Weber County was named by early trapper John Weber. The spine of the Wasatch Mountains defines the East sides of the county, and it goes all the way out to the Great Salt Lake. The mountains & flat lands are laced with rivers. The largest city is Ogden, named after the trapper Peter Skene Ogden.
The Shoshone & Ute Native Americans were the main tribes living in the area, and then in the 1800's mountain men entered the area. The mountain men trapped beavers and traded with the Native Americans. The first permiment settlement was in 1843 when Miles Goodyear, a horse trainer/trapper, built a fort and trading post near where the Weber & Ogden rivers meet. This fort was called Fort Buenaventura. He then sold the fort to James Brown for $1,950 in gold coins, and then it was known as Brown's Fort, or Brownsville. In 3 years there was 1,141 residence & the name was changed to Ogden & the county was designated.

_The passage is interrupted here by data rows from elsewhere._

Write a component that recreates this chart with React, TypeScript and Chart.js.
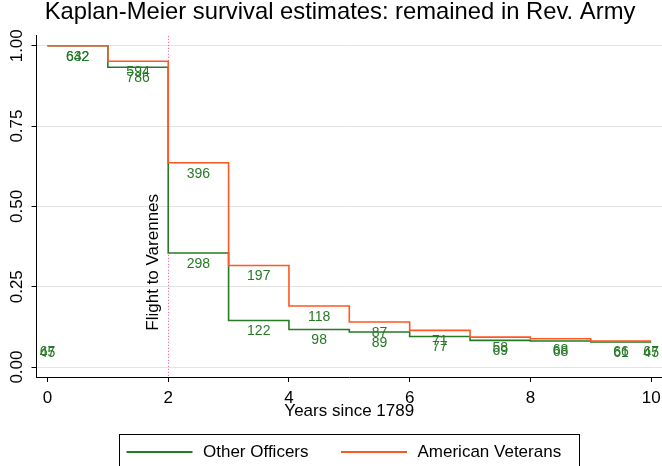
import React, { useEffect, useRef } from 'react';
import { Chart, registerables } from 'chart.js';

Chart.register(...registerables);

const FONT = '"Liberation Sans", Arial, Helvetica, sans-serif';
const GREEN = '#267a26';
const ORANGE = '#ff5722';
const PINK = '#f2508e';

const titleText = 'Kaplan-Meier survival estimates: remained in Rev. Army';
const xAxisTitle = 'Years since 1789';

// step times and survival estimates
const years = [0, 1, 2, 3, 4, 5, 6, 7, 8, 9, 10];
const otherOfficers = [1, 0.933, 0.355, 0.145, 0.117, 0.109, 0.095, 0.083, 0.081, 0.078, 0.078];
const americanVeterans = [1, 0.952, 0.636, 0.316, 0.19, 0.14, 0.114, 0.093, 0.088, 0.081, 0.081];

// number-at-risk labels, at the middle of each interval
const intervalMidYears = [0.5, 1.5, 2.5, 3.5, 4.5, 5.5, 6.5, 7.5, 8.5, 9.5];
const otherOfficersAtRisk = ['632', '786', '298', '122', '98', '89', '77', '69', '68', '61'];
const americanVeteransAtRisk = ['642', '594', '396', '197', '118', '87', '71', '58', '68', '66'];
// labels at the ends of the range (drawn at final level)
const edgeYears = [0, 10];
const otherOfficersEdge = ['45', '45'];
const americanVeteransEdge = ['67', '67'];

// event marker
const eventYears = [2];
const eventLabels = ['Flight to Varennes'];
const eventLabelLevel = [0.326];

const xTicks = [0, 2, 4, 6, 8, 10];
const xTickLabels = ['0', '2', '4', '6', '8', '10'];
const yTicks = [0, 0.25, 0.5, 0.75, 1];
const yTickLabels = ['0.00', '0.25', '0.50', '0.75', '1.00'];

const seriesNames = ['Other Officers', 'American Veterans'];

const overlayPlugin = {
  id: 'kmOverlay',
  beforeDatasetsDraw(chart: any) {
    const { ctx, chartArea, scales } = chart;
    const xs = scales.x;
    ctx.save();
    ctx.strokeStyle = PINK;
    ctx.lineWidth = 1;
    ctx.setLineDash([1, 2]);
    eventYears.forEach((ey) => {
      const px = Math.round(xs.getPixelForValue(ey)) + 0.5;
      ctx.beginPath();
      ctx.moveTo(px, chartArea.top);
      ctx.lineTo(px, chartArea.bottom);
      ctx.stroke();
    });
    ctx.restore();
  },
  afterDatasetsDraw(chart: any) {
    const { ctx, scales } = chart;
    const xs = scales.x;
    const ys = scales.y;
    ctx.save();
    // at-risk numbers
    ctx.font = `14px ${FONT}`;
    ctx.fillStyle = GREEN;
    ctx.textAlign = 'center';
    ctx.textBaseline = 'middle';
    const drawSet = (vals: number[], labels: string[], edge: string[]) => {
      intervalMidYears.forEach((t, i) => {
        const px = xs.getPixelForValue(t);
        const py = ys.getPixelForValue(vals[i]) + 11;
        ctx.fillText(labels[i], px, py);
      });
      edgeYears.forEach((t, i) => {
        const px = xs.getPixelForValue(t);
        const py = ys.getPixelForValue(vals[vals.length - 1]) + 11;
        ctx.fillText(edge[i], px, py);
      });
    };
    drawSet(otherOfficers, otherOfficersAtRisk, otherOfficersEdge);
    drawSet(americanVeterans, americanVeteransAtRisk, americanVeteransEdge);

    // event label
    ctx.font = `17px ${FONT}`;
    ctx.fillStyle = '#000';
    eventYears.forEach((ey, i) => {
      const px = xs.getPixelForValue(ey) - 15;
      const py = ys.getPixelForValue(eventLabelLevel[i]);
      ctx.save();
      ctx.translate(px, py);
      ctx.rotate(-Math.PI / 2);
      ctx.fillText(eventLabels[i], 0, 0);
      ctx.restore();
    });
    ctx.restore();
  },
  afterDraw(chart: any) {
    const { ctx, scales } = chart;
    const ys = scales.y;
    ctx.save();
    // rotated y tick labels
    ctx.font = `17px ${FONT}`;
    ctx.fillStyle = '#000';
    ctx.textAlign = 'center';
    ctx.textBaseline = 'middle';
    yTicks.forEach((v, i) => {
      const py = ys.getPixelForValue(v);
      ctx.save();
      ctx.translate(17.5, py);
      ctx.rotate(-Math.PI / 2);
      ctx.fillText(yTickLabels[i], 0, 0);
      ctx.restore();
    });

    // legend box
    ctx.strokeStyle = '#000';
    ctx.lineWidth = 1;
    ctx.strokeRect(119.5, 434.5, 460, 40);
    const items = chart.data.datasets.map((d: any) => ({ label: d.label, color: d.borderColor }));
    const lx = [126.5, 341];
    items.forEach((it: any, i: number) => {
      ctx.strokeStyle = it.color;
      ctx.lineWidth = 2;
      ctx.beginPath();
      ctx.moveTo(lx[i], 452);
      ctx.lineTo(lx[i] + 66, 452);
      ctx.stroke();
      ctx.fillStyle = '#000';
      ctx.textAlign = 'left';
      ctx.font = `17px ${FONT}`;
      ctx.fillText(it.label, lx[i] + 76.5, 452);
    });
    ctx.restore();
  },
};

export default function App() {
  const ref = useRef<HTMLCanvasElement | null>(null);
  useEffect(() => {
    document.body.style.margin = '0';
    const canvas = ref.current;
    if (!canvas) return;
    const chart = new Chart(canvas, {
      type: 'line',
      data: {
        datasets: [
          {
            label: seriesNames[0],
            data: years.map((x, i) => ({ x, y: otherOfficers[i] })),
            borderColor: GREEN,
            backgroundColor: GREEN,
            borderWidth: 1.6,
            stepped: 'before',
            pointRadius: 0,
            fill: false,
            order: 1,
          },
          {
            label: seriesNames[1],
            data: years.map((x, i) => ({ x, y: americanVeterans[i] })),
            borderColor: ORANGE,
            backgroundColor: ORANGE,
            borderWidth: 1.6,
            stepped: 'before',
            pointRadius: 0,
            fill: false,
            order: 0,
          },
        ],
      },
      options: {
        animation: false,
        responsive: false,
        devicePixelRatio: 1,
        layout: { padding: { left: 18, right: 0, top: 0, bottom: 0 } },
        plugins: {
          legend: { display: false },
          tooltip: { enabled: false },
          title: {
            display: true,
            text: titleText,
            color: '#000',
            font: { family: FONT, size: 23.8, weight: 'normal', lineHeight: 1 },
            padding: { top: 1, bottom: 11 },
          },
        },
        scales: {
          x: {
            type: 'linear',
            min: -0.182,
            max: 10.18,
            afterBuildTicks: (s: any) => {
              s.ticks = xTicks.map((v) => ({ value: v }));
            },
            afterFit: (s: any) => {
              s.height = 89;
              s.paddingLeft = 0;
              s.paddingRight = 0;
            },
            ticks: {
              color: '#000',
              font: { family: FONT, size: 17 },
              padding: 6,
              maxRotation: 0,
              autoSkip: false,
              callback: (v: any) => xTickLabels[xTicks.indexOf(Number(v))] ?? '',
            },
            grid: { drawOnChartArea: false, tickLength: 5, tickColor: '#000', color: '#000' },
            border: { display: true, color: '#000', width: 1 },
            title: {
              display: true,
              text: xAxisTitle,
              color: '#000',
              font: { family: FONT, size: 17 },
              padding: { top: 0, bottom: 44 },
            },
          },
          y: {
            type: 'linear',
            min: -0.031,
            max: 1.031,
            afterBuildTicks: (s: any) => {
              s.ticks = yTicks.map((v) => ({ value: v }));
            },
            afterFit: (s: any) => {
              s.width = 18.5;
              s.paddingTop = 0;
              s.paddingBottom = 0;
            },
            ticks: { display: false },
            grid: { color: '#e3e3e3', lineWidth: 1, tickLength: 5, tickColor: '#000' },
            border: { display: true, color: '#000', width: 1 },
          },
        },
      },
      plugins: [overlayPlugin],
    } as any);
    return () => chart.destroy();
  }, []);
  return (
    <div style={{ width: 662, height: 466, background: '#fff' }}>
      <canvas ref={ref} width={662} height={466} style={{ display: 'block' }} />
    </div>
  );
}
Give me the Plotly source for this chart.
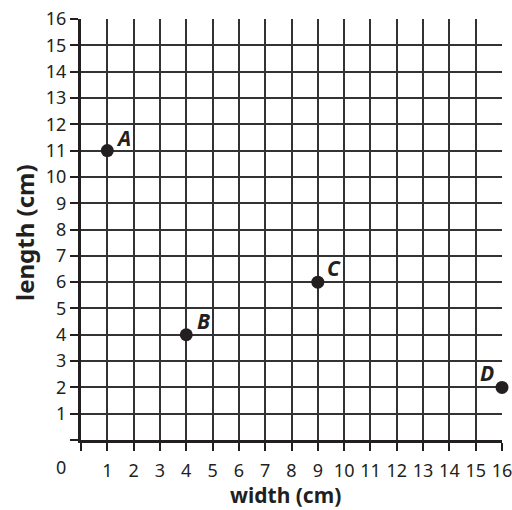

When the Transcontinental Railroad in Ogden, also known as Junction City, was completed in 1869 the population accelerated and many industries were established. It again had a growth spike around WWII when Defense Depot Ogden and Hill Air Force Base was built, who continue to employ many residence in the county. The was also put an increase in demand on the railroad tranportation, having a lot of trains passing through Union Station in 1944.
Now, Weber County has Weber State University, who has over 18,000 students yearly. They also have an IRS Service Center, Mckay-Dee Hospital, a dinosaur park, lakes and mountains for boating, skiing, and snowboarding. Union Station is now a museum for firearms, cars, railroads, & more.